Furniture

Why $1 LED Bulbs Aren’t Worth It

You’ve seen them: Those $1 LED bulbs at Dollar Tree, Family Dollar, even some gas stations. Tempting, right? Name-brand LEDs cost $3-4, but here’s the same thing for a buck!

Except it’s not the same thing. And that dollar might cost you twenty.

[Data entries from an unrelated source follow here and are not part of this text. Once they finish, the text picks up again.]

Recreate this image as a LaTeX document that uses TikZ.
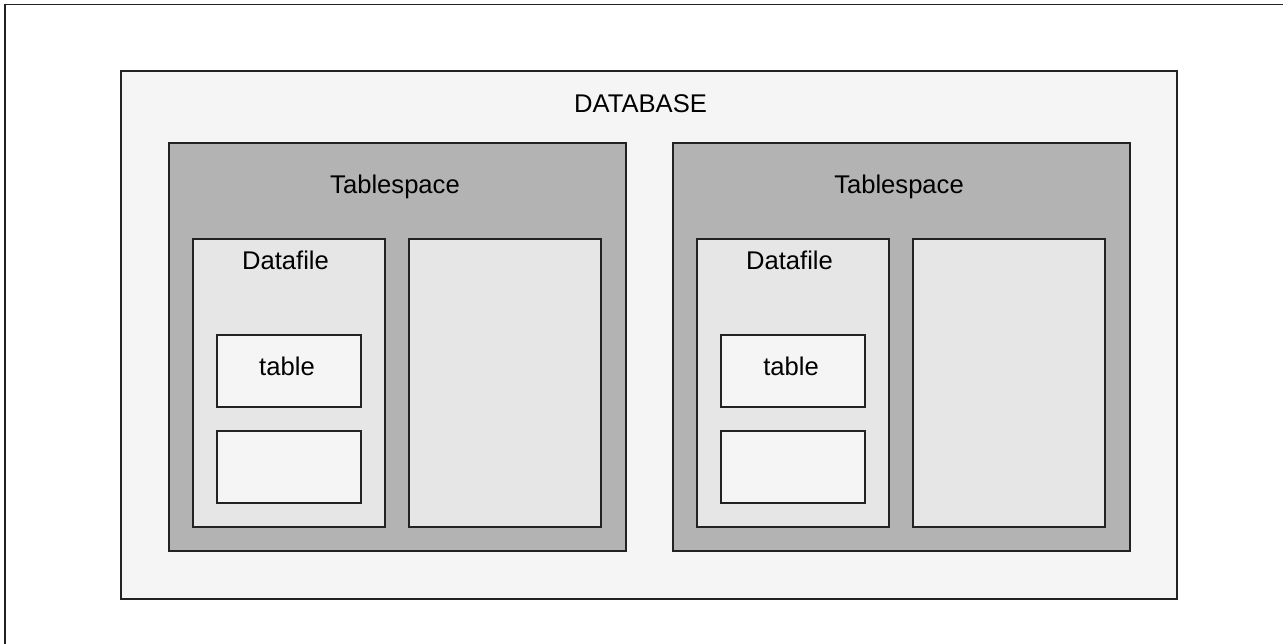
\documentclass[tikz,border=0pt]{standalone}
\usepackage{fontspec}
\setmainfont{Liberation Sans}
\definecolor{dbfill}{HTML}{F5F5F5}
\definecolor{tsfill}{HTML}{B3B3B3}
\definecolor{dffill}{HTML}{E6E6E6}
\definecolor{edge}{HTML}{222222}
\begin{document}
\begin{tikzpicture}[x=1pt,y=-1pt,
  box/.style={draw=edge,line width=1.6pt,inner sep=0pt,outer sep=0pt,rectangle},
  dbbox/.style={box,fill=dbfill},
  tsbox/.style={box,fill=tsfill},
  dfbox/.style={box,fill=dffill},
  tbbox/.style={box,fill=dbfill},
  lbl/.style={font=\fontsize{25.6}{30}\selectfont,anchor=base,inner sep=0pt,text=black}]
\useasboundingbox (0,0) rectangle (1283,644);
\fill[white] (0,0) rectangle (1283,644);
\coordinate (ftl) at (5,4.5);
\coordinate (ftr) at (1283,4.5);
\coordinate (fbl) at (5,644);
\draw[edge,line width=1.6pt] (fbl) -- (ftl) -- (ftr);
% database
\node[dbbox,minimum width=1056pt,minimum height=528pt] (db) at (649,335) {};
\node[lbl] (dbl) at (640.5,112.7) {DATABASE};
% columns
\foreach \i/\dx in {1/0,2/504}{
  \node[tsbox,minimum width=457pt,minimum height=408pt] (ts\i) at (397.5+\dx,347) {};
  \node[lbl] (tsl\i) at (395+\dx,193.3) {Tablespace};
  \node[dfbox,minimum width=192pt,minimum height=288pt] (df\i) at (289+\dx,383) {};
  \node[lbl] (dfl\i) at (285.5+\dx,269.3) {Datafile};
  \node[dfbox,minimum width=192pt,minimum height=288pt] (rb\i) at (505+\dx,383) {};
  \node[tbbox,minimum width=144pt,minimum height=72pt] (tb\i) at (289+\dx,371) {};
  \node[lbl] (tbl\i) at (287+\dx,375.3) {table};
  \node[tbbox,minimum width=144pt,minimum height=72pt] (eb\i) at (289+\dx,467) {};
}
\end{tikzpicture}
\end{document}
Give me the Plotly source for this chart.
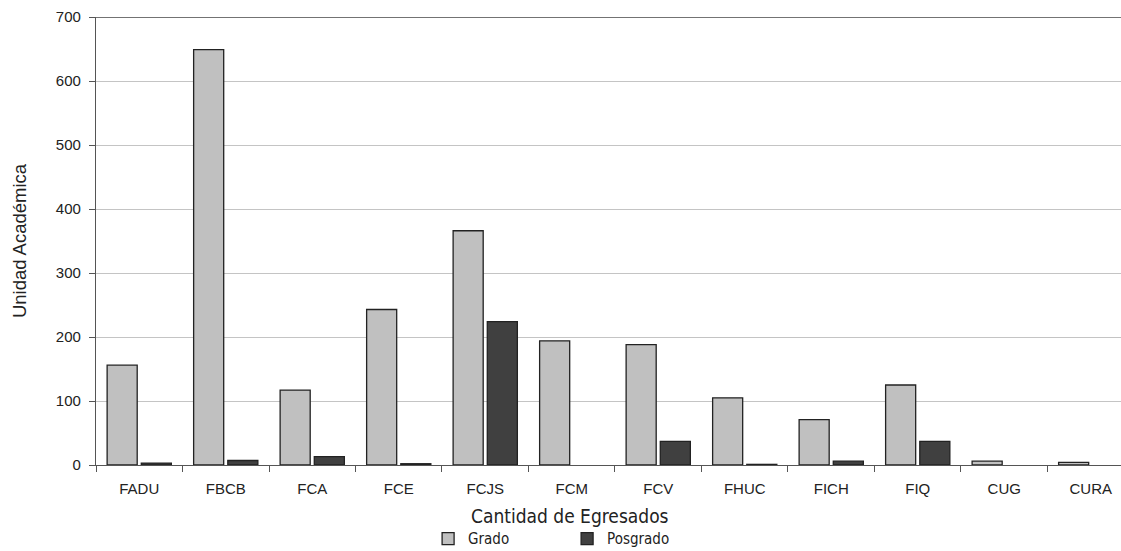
import plotly.graph_objects as go

categories = ["FADU", "FBCB", "FCA", "FCE", "FCJS", "FCM", "FCV", "FHUC", "FICH", "FIQ", "CUG", "CURA"]
grado = [156, 649, 117, 243, 366, 194, 188, 105, 71, 125, 6, 4]
posgrado = [3, 7, 13, 2, 224, None, 37, 1, 6, 37, None, None]
y_ticks = [0, 100, 200, 300, 400, 500, 600, 700]

tick_font = dict(family="Liberation Sans, Arial", size=15, color="#222")
ytitle_font = dict(family="Liberation Sans, Arial", size=18.5, color="#222")
xtitle_font = dict(family="DejaVu Sans Condensed, Liberation Sans Narrow, Liberation Sans", size=19, color="#222")

fig = go.Figure()
fig.add_trace(go.Bar(x=categories, y=grado, name="Grado",
                     marker=dict(color="#c0c0c0", line=dict(color="#222", width=1.3))))
fig.add_trace(go.Bar(x=categories, y=posgrado, name="Posgrado",
                     marker=dict(color="#404040", line=dict(color="#222", width=1.3))))

fig.update_layout(
    width=1121, height=551,
    margin=dict(l=96, r=0, t=17, b=86, autoexpand=False),
    plot_bgcolor="white", paper_bgcolor="white",
    barmode="group", bargap=0.21, bargroupgap=0.12,
    showlegend=True,
    legend=dict(orientation="h", x=0.324, xanchor="left",
                yref="container", y=0.022, yanchor="middle",
                font=dict(family="DejaVu Sans Condensed, Liberation Sans", size=15, color="#222"),
                entrywidth=94, itemwidth=30, traceorder="normal"),
    xaxis=dict(
        range=[-0.5, 11.35], tickfont=tick_font, automargin=False,
        showline=True, linecolor="#555", linewidth=1.3,
        ticks="outside", tickson="boundaries", ticklen=6, tickcolor="#555",
        ticklabelstandoff=10,
        showgrid=False,
    ),
    yaxis=dict(
        range=[0, 700], tickvals=y_ticks, tickfont=tick_font, automargin=False,
        showline=True, linecolor="#555", linewidth=1.3,
        ticks="outside", ticklen=6, tickcolor="#555",
        ticklabelstandoff=5,
        showgrid=True, gridcolor="#c4c4c4", gridwidth=1,
        title=dict(text="Unidad Académica", font=ytitle_font, standoff=24),
        zeroline=False,
    ),
)
fig.add_annotation(text="Cantidad de Egresados", xref="paper", yref="paper",
                   x=0.4624, y=-0.1138, xanchor="center", yanchor="middle",
                   showarrow=False, font=xtitle_font)
fig.add_shape(type="line", xref="paper", yref="y", x0=0, x1=1, y0=700, y1=700,
              line=dict(color="#444", width=1.5))

fig.write_html("out.html", config={"displayModeBar": False})

with open("out.html", encoding="utf-8") as f:
    html = f.read()
html = html.replace("<body>", '<body style="margin:0;padding:0;overflow:hidden">', 1)
with open("out.html", "w", encoding="utf-8") as f:
    f.write(html)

Here’s what’s wrong with bargain-bin LEDs:

  1. They lie about brightness
    I tested three $1 LEDs against a name-brand. Claims: “60W equivalent, 800 lumens.” Reality: 450-550 lumens. That’s 40% dimmer than promised. Your room will be dark.
  2. They lie about color
    Packaging says “warm white (2700K).” Reality: Some are 3000K, some 3500K, some even 5000K. No consistency. Your house will look like a mismatched hotel.
  3. They die young
    Name-brand LEDs: 15,000-25,000 hour rating (15+ years). Dollar store LEDs: Maybe 5,000 hours if you’re lucky. I bought 10; 4 failed in the first year.
  4. Poor color rendering
    CRI (Color Rendering Index) measures how accurate colors look. Good LEDs: 90+. Dollar store LEDs: 70-80. Your food looks dull, skin looks washed out.
  5. They often aren’t dimmable
    Even if marked “dimmable,” they buzz or flicker with most dimmers. Or just fail.

The real cost comparison:

Option A: Dollar Store LED

Cost: $1

Actual lifespan: 5,000 hours

Brightness: 500 lumens (so you might need two)

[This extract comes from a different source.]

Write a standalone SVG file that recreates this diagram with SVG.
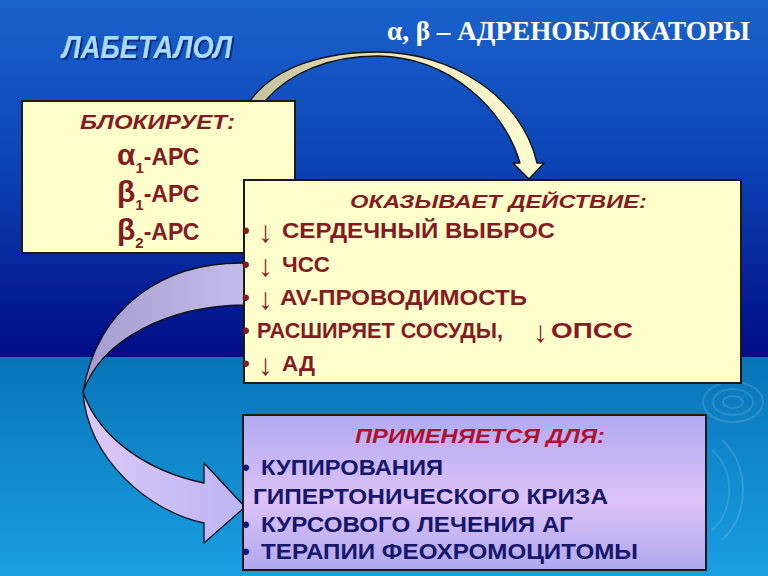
<svg xmlns="http://www.w3.org/2000/svg" width="768" height="576" viewBox="0 0 768 576">
<defs>
<linearGradient id="bgTop" x1="0" y1="0" x2="0" y2="1">
<stop offset="0" stop-color="#1a62cc"/>
<stop offset="0.45" stop-color="#0c44b6"/>
<stop offset="1" stop-color="#020c86"/>
</linearGradient>
<linearGradient id="bgBot" x1="0" y1="0" x2="0" y2="1">
<stop offset="0" stop-color="#0874b8"/>
<stop offset="1" stop-color="#1a9ee2"/>
</linearGradient>
<linearGradient id="creamArrow" x1="0" y1="0" x2="1" y2="0">
<stop offset="0" stop-color="#c4bf9c"/>
<stop offset="0.5" stop-color="#ece6c0"/>
<stop offset="1" stop-color="#fffdd2"/>
</linearGradient>
<linearGradient id="lavUpper" x1="0" y1="0" x2="1" y2="0">
<stop offset="0" stop-color="#a49ccc"/>
<stop offset="1" stop-color="#c4bcea"/>
</linearGradient>
<linearGradient id="lavLower" x1="0" y1="0" x2="1" y2="0">
<stop offset="0" stop-color="#dcc8f6"/>
<stop offset="1" stop-color="#bcb4f4"/>
</linearGradient>
<linearGradient id="box3fill" x1="0" y1="0" x2="0" y2="1">
<stop offset="0" stop-color="#b2aaf2"/>
<stop offset="0.55" stop-color="#dcc2f8"/>
<stop offset="1" stop-color="#b0a8ee"/>
</linearGradient>
<filter id="shadow" x="-10%" y="-20%" width="130%" height="150%">
<feDropShadow dx="2" dy="2" stdDeviation="0.6" flood-color="#0a2270" flood-opacity="0.8"/>
</filter>
<style>
.box { stroke: #1a1a1a; stroke-width: 2; }
.yel { fill: #ffffcc; }
.hdr { font-family: "Liberation Sans", Arial, sans-serif; font-weight: bold; font-style: italic; }
.body { font-family: "Liberation Sans", Arial, sans-serif; font-weight: bold; }
.red { fill: #861a22; }
.navy { fill: #16166a; }
.arr { font-family: "Liberation Serif", "Times New Roman", serif; font-weight: normal; fill: #861a22; }
.conn { stroke: #111; stroke-width: 1.3; stroke-linejoin: round; }
.swirl { fill: none; stroke: #ffffff; stroke-opacity: 0.13; stroke-width: 2; }
</style>
</defs>

<!-- background -->
<rect x="0" y="0" width="768" height="357" fill="url(#bgTop)"/>
<rect x="0" y="357" width="768" height="219" fill="url(#bgBot)"/>
<g id="swirls">
<ellipse class="swirl" cx="733" cy="402" rx="30" ry="20"/>
<ellipse class="swirl" cx="733" cy="402" rx="20" ry="13"/>
<ellipse class="swirl" cx="733" cy="402" rx="10" ry="6"/>
<path class="swirl" d="M712,450 C735,470 735,510 712,530"/>
<path class="swirl" d="M722,440 C750,465 750,515 722,540"/>
</g>

<!-- titles -->
<g id="title">
<text x="62" y="58" class="hdr" font-size="32" fill="#a8dcff" filter="url(#shadow)" textLength="170" lengthAdjust="spacingAndGlyphs">ЛАБЕТАЛОЛ</text>
</g>
<g id="subtitle">
<text x="387" y="40" font-family="Liberation Serif, 'Times New Roman', serif" font-weight="bold" font-size="27" fill="#ffffff" textLength="363" lengthAdjust="spacingAndGlyphs">α, β – АДРЕНОБЛОКАТОРЫ</text>
</g>

<!-- connectors -->
<g id="connectors">
<path id="arrow-top" class="conn" fill="url(#creamArrow)" d="M250,101 C275,66 325,52 378,52 C450,52 521,95 537,163 L544,163 L529,179 L513,163 L520,163 C505,110 450,57 378,56 C330,56 290,72 265,101 Z"/>
<path id="arrow-left-upper" class="conn" fill="url(#lavUpper)" d="M244,263 C165,262 98,305 83,392 C102,338 170,306 244,305 Z"/>
<path id="arrow-left-lower" class="conn" fill="url(#lavLower)" d="M83,392 C88,460 150,512 204,523 L204,543 L245,507 L204,463 L204,483 C150,472 100,440 83,392 Z"/>
</g>

<!-- node 1 -->
<g id="node-blocks">
<rect class="box yel" x="22" y="101" width="273" height="152"/>
<text x="80" y="129" class="hdr red" font-size="20" textLength="155" lengthAdjust="spacingAndGlyphs">БЛОКИРУЕТ:</text>
<text x="117" y="165" class="body red" font-size="23"><tspan font-size="30">α</tspan><tspan font-size="15" dy="8">1</tspan><tspan dy="-8">-АРС</tspan></text>
<text x="117" y="202" class="body red" font-size="23"><tspan font-size="30">β</tspan><tspan font-size="15" dy="8">1</tspan><tspan dy="-8">-АРС</tspan></text>
<text x="117" y="240" class="body red" font-size="23"><tspan font-size="30">β</tspan><tspan font-size="15" dy="8">2</tspan><tspan dy="-8">-АРС</tspan></text>
</g>

<!-- node 2 -->
<g id="node-effects">
<rect class="box yel" x="244" y="180" width="497" height="203"/>
<text x="350" y="208" class="hdr red" font-size="19" textLength="297" lengthAdjust="spacingAndGlyphs">ОКАЗЫВАЕТ ДЕЙСТВИЕ:</text>
<text x="242" y="238" class="body red" font-size="22">•</text>
<text x="258" y="242" class="arr" font-size="30">↓</text>
<text x="282" y="238" class="body red" font-size="22" textLength="273" lengthAdjust="spacingAndGlyphs">СЕРДЕЧНЫЙ ВЫБРОС</text>
<text x="242" y="272" class="body red" font-size="22">•</text>
<text x="258" y="276" class="arr" font-size="30">↓</text>
<text x="282" y="272" class="body red" font-size="22" textLength="48" lengthAdjust="spacingAndGlyphs">ЧСС</text>
<text x="242" y="305" class="body red" font-size="22">•</text>
<text x="258" y="309" class="arr" font-size="30">↓</text>
<text x="280" y="305" class="body red" font-size="22" textLength="247" lengthAdjust="spacingAndGlyphs">AV-ПРОВОДИМОСТЬ</text>
<text x="242" y="338" class="body red" font-size="22">•</text>
<text x="257" y="338" class="body red" font-size="22" textLength="246" lengthAdjust="spacingAndGlyphs">РАСШИРЯЕТ СОСУДЫ,</text>
<text x="533" y="342" class="arr" font-size="30">↓</text>
<text x="551" y="338" class="body red" font-size="22" textLength="82" lengthAdjust="spacingAndGlyphs">ОПСС</text>
<text x="242" y="371" class="body red" font-size="22">•</text>
<text x="258" y="375" class="arr" font-size="30">↓</text>
<text x="282" y="371" class="body red" font-size="22" textLength="33" lengthAdjust="spacingAndGlyphs">АД</text>
</g>

<!-- node 3 -->
<g id="node-uses">
<rect class="box" fill="url(#box3fill)" x="243" y="415" width="463" height="155"/>
<text x="355" y="443" class="hdr" fill="#b0102e" font-size="20" textLength="250" lengthAdjust="spacingAndGlyphs">ПРИМЕНЯЕТСЯ ДЛЯ:</text>
<text x="242" y="475" class="body navy" font-size="22">•</text>
<text x="261" y="475" class="body navy" font-size="22" textLength="182" lengthAdjust="spacingAndGlyphs">КУПИРОВАНИЯ</text>
<text x="253" y="504" class="body navy" font-size="22" textLength="355" lengthAdjust="spacingAndGlyphs">ГИПЕРТОНИЧЕСКОГО КРИЗА</text>
<text x="242" y="532" class="body navy" font-size="22">•</text>
<text x="261" y="532" class="body navy" font-size="22" textLength="312" lengthAdjust="spacingAndGlyphs">КУРСОВОГО ЛЕЧЕНИЯ АГ</text>
<text x="242" y="559" class="body navy" font-size="22">•</text>
<text x="261" y="559" class="body navy" font-size="22" textLength="377" lengthAdjust="spacingAndGlyphs">ТЕРАПИИ ФЕОХРОМОЦИТОМЫ</text>
</g>
</svg>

Electricity: 9 watts × 5,000 hours ÷ 1000 × $0.15 = $6.75

Total cost per 5,000 hours: $7.75

Option B: Name-brand LED (on sale)

Cost: $2.50 (sale price common)

Lifespan: 15,000 hours

Brightness: 800 lumens (as promised)

Electricity: 9 watts × 15,000 hours ÷ 1000 × $0.15 = $20.25

Total cost per 15,000 hours: $22.75

Now equalize to 15,000 hours:

Dollar store: $7.75 × 3 = $23.25 (and you’re changing bulbs 3x)

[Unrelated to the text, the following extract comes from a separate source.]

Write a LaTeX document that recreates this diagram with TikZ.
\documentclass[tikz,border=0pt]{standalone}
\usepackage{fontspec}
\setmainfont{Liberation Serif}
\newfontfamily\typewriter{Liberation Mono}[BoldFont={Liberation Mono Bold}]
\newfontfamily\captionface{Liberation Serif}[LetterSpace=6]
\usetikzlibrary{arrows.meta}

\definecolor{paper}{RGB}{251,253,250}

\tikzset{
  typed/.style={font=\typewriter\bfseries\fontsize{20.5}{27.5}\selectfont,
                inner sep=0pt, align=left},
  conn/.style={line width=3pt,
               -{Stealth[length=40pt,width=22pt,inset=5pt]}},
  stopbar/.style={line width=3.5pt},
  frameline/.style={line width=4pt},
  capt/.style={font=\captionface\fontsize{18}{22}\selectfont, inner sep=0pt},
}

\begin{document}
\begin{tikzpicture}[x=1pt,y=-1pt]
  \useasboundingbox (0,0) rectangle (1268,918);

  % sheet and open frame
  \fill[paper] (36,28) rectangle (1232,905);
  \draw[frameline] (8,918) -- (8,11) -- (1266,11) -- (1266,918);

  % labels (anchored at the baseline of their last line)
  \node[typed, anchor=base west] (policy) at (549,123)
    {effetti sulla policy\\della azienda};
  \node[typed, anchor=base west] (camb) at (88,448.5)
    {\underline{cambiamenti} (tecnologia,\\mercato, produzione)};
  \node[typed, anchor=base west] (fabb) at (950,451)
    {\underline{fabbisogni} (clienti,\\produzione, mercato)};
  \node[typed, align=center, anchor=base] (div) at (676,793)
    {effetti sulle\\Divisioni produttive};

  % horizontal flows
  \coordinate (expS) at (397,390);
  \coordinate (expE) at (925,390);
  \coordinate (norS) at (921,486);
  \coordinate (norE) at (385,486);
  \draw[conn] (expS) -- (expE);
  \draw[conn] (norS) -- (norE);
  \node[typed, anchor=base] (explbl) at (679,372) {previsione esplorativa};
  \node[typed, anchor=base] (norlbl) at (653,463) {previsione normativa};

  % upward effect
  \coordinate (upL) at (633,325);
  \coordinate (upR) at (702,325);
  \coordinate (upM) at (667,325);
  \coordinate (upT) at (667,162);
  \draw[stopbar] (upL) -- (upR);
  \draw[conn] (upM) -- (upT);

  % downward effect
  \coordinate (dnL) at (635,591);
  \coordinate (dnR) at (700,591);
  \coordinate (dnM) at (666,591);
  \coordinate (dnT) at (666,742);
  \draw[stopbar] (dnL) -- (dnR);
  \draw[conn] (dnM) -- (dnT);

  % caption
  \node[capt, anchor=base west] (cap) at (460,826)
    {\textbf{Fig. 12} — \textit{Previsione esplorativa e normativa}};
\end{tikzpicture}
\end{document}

Name-brand: $22.75 (change once)

The “cheap” bulb actually costs more. And gives worse light. And fails more often.

The sweet spot: Wait for sales at Home Depot, Lowe’s, or Costco. I regularly see:

8-pack Philips LEDs: $15 ($1.87 each)

4-pack GE LEDs: $7 ($1.75 each)

EcoSmart (Home Depot brand): Often $1.50 each

Better bulbs, real warranties (5-10 years), consistent quality, actual brightness as promised.

That dollar store “deal”? It’s lighting’s version of fast food – cheap upfront, costs more long-term, leaves you unsatisfied.

Buy once, buy right. Your eyes and your wallet will thank you.